My experience: Awhile back, I was actually TRYING to ream out the cylinder on a stainless Taurus 94 (.22 LR) because the spent casings had to be pounded out. The gun was basically useless. I put brass (ended up using several of them) brushes on a full-speed power drill and went to town on those cylinders. Did it remove metal from the cylinders? Definitely. Did it work on that Taurus 94? No. The casings still stuck. But when you loaded it and then tipped it back (without firing), the shells would fall right out - it was considerably 'looser'.

Moral to the story; I would strongly recommend AGAINST putting a brass brush on a power drill and reaming out a cylinder on any gun that I cared about. However, if the gun is useless because the ammo either won't load, or extract, AT ALL, then you might as well ream away!
 
+1 on Hoppes #9 and a copper brush, by hand. For stubborn stuff, I've had good experience using Hoppes Bench Rest 9 and leaving it to soak overnight.

Bore snakes have become a regular part of my cleaning regimen for both the chambers and the bore -- excellent finishers after a solvent and a brush, but before final wipe with patches.

A gentle, professional polishing of the cylinder chambers might also help in reducing the most stubborn build-up, too, and help prevent it in the future.
 
My experience: Awhile back, I was actually TRYING to ream out the cylinder on a stainless Taurus 94 (.22 LR) because the spent casings had to be pounded out. The gun was basically useless. I put brass (ended up using several of them) brushes on a full-speed power drill and went to town on those cylinders. Did it remove metal from the cylinders? Definitely.
How much metal did it remove, and how long did you run the drill?
 
How would you test the theory that bronze brushes on a drill would ream a charge hole?

I absolutely would not use a piece of my equipment to test that theory. If someone else wants to, they are more than welcome to. I'm not about to ruin my stuff. Manually using a brass brush works fine for me.
 
My experience: Awhile back, I was actually TRYING to ream out the cylinder on a stainless Taurus 94 (.22 LR) because the spent casings had to be pounded out. The gun was basically useless. I put brass (ended up using several of them) brushes on a full-speed power drill and went to town on those cylinders. Did it remove metal from the cylinders? Definitely. Did it work on that Taurus 94? No. The casings still stuck. But when you loaded it and then tipped it back (without firing), the shells would fall right out - it was considerably 'looser'.

Why didnt you just send it back to Taurus Miami, their stuff is supposedly guaranteed for life, like S&W's post 1989 stuff.
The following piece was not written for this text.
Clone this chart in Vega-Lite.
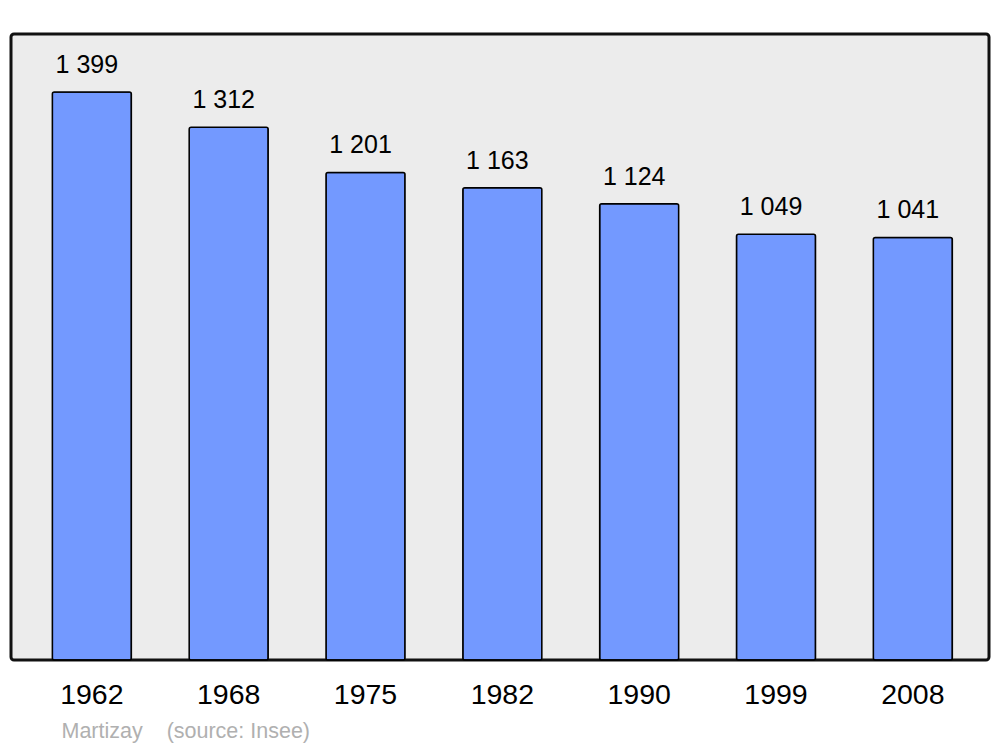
{
  "$schema": "https://vega.github.io/schema/vega-lite/v6.json",
  "width": 978,
  "height": 626,
  "autosize": {"type": "none"},
  "padding": {"left": 11, "top": 34, "right": 11, "bottom": 87},
  "background": "white",
  "config": {
    "font": "Liberation Sans",
    "view": {"fill": "#ececec", "stroke": "#111111", "strokeWidth": 3, "cornerRadius": 3}
  },
  "data": {
    "values": [
      {"year": "1962", "pop": 1399, "label": "1 399"},
      {"year": "1968", "pop": 1312, "label": "1 312"},
      {"year": "1975", "pop": 1201, "label": "1 201"},
      {"year": "1982", "pop": 1163, "label": "1 163"},
      {"year": "1990", "pop": 1124, "label": "1 124"},
      {"year": "1999", "pop": 1049, "label": "1 049"},
      {"year": "2008", "pop": 1041, "label": "1 041"}
    ]
  },
  "encoding": {
    "x": {
      "field": "year",
      "type": "ordinal",
      "scale": {"paddingInner": 0.4225, "paddingOuter": 0.285, "align": 0.53},
      "axis": {
        "domain": false,
        "ticks": false,
        "tickSize": 0,
        "labelAngle": 0,
        "labelFontSize": 28.5,
        "labelColor": "#000000",
        "labelPadding": 20,
        "title": "Martizay\u00a0\u00a0\u00a0 (source: Insee)",
        "titleFontSize": 21.5,
        "titleFontWeight": "normal",
        "titleColor": "#b0b0b0",
        "titleAlign": "left",
        "titleAnchor": "start",
        "titleBaseline": "alphabetic",
        "titleX": 50,
        "titleY": 77
      }
    },
    "y": {
      "field": "pop",
      "type": "quantitative",
      "scale": {"domain": [0, 1542], "nice": false},
      "axis": null
    }
  },
  "layer": [
    {
      "mark": {"type": "bar", "color": "#7399ff", "stroke": "#000000", "strokeWidth": 1.5, "cornerRadius": 2}
    },
    {
      "mark": {"type": "text", "fontSize": 25, "color": "#000000", "baseline": "alphabetic", "dy": -19, "dx": -5},
      "encoding": {"text": {"field": "label"}}
    }
  ]
}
I would imagine by doing what you did, you may have voided the warranty.

Moral to the story; I would strongly recommend AGAINST putting a brass brush on a power drill and reaming out a cylinder on any gun that I cared about.
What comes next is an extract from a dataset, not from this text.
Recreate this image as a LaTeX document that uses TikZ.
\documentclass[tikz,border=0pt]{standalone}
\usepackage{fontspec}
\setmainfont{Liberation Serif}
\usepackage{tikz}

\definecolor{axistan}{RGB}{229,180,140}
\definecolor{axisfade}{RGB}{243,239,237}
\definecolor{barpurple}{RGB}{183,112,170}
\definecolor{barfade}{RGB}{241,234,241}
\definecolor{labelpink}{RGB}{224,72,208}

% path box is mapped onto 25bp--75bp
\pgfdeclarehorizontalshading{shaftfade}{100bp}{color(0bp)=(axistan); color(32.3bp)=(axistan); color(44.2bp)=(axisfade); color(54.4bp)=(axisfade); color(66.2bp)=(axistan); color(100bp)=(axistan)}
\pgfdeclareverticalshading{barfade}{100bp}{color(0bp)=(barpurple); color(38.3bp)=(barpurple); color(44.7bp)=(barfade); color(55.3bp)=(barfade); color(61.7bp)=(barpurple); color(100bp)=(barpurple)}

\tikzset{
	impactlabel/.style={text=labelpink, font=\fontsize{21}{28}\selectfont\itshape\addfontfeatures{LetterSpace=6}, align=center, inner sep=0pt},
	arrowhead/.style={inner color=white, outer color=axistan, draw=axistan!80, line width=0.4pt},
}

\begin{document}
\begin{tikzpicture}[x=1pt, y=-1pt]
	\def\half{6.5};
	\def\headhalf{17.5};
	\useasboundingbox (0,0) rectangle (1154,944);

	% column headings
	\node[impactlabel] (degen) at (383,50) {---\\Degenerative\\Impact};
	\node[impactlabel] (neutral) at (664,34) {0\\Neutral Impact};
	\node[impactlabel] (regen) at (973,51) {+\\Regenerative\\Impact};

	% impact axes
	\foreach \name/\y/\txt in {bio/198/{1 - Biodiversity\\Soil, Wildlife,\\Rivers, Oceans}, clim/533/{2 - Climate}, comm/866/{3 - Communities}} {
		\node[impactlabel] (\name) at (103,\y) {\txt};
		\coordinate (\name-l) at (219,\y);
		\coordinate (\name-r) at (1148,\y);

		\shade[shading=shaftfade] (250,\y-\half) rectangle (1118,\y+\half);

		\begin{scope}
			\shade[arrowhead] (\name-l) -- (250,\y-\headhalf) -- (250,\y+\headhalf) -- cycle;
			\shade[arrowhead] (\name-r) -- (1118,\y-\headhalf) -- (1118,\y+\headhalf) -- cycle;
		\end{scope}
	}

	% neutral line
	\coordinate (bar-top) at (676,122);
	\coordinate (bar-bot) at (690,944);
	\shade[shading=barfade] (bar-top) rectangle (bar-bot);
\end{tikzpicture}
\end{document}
I absolutely agree with this statement.
 
I absolutely would not use a piece of my equipment to test that theory. If someone else wants to, they are more than welcome to. I'm not about to ruin my stuff. Manually using a brass brush works fine for me.
I didn't suggest you use a piece of your equipment to test the theory. I asked how you would test it.
 
I recommend Brownell's bronze chamber brushes.

These are not only over sized to fit the chamber, they're made of a extra stiff bristle.
These will usually clean even a really dirty chamber in one pass, and will do so without using a drill.

The way I use them is to "screw" the brush into the chamber until about the front 1/3rd is sticking out the other end, then rotate the brush a turn or two, push the rest of the way through, then pull back out.
That usually removes all fouling.

This is the answer. Bore brushes are a poor substitute for a chamber brush to get lead out of chambers. I wish I had discovered them long before I did.
 
I didn't suggest you use a piece of your equipment to test the theory. I asked how you would test it.

I guess the only way to test is do it, and then stick a round in the cylinder, feel for play. Again, I dont suggest it.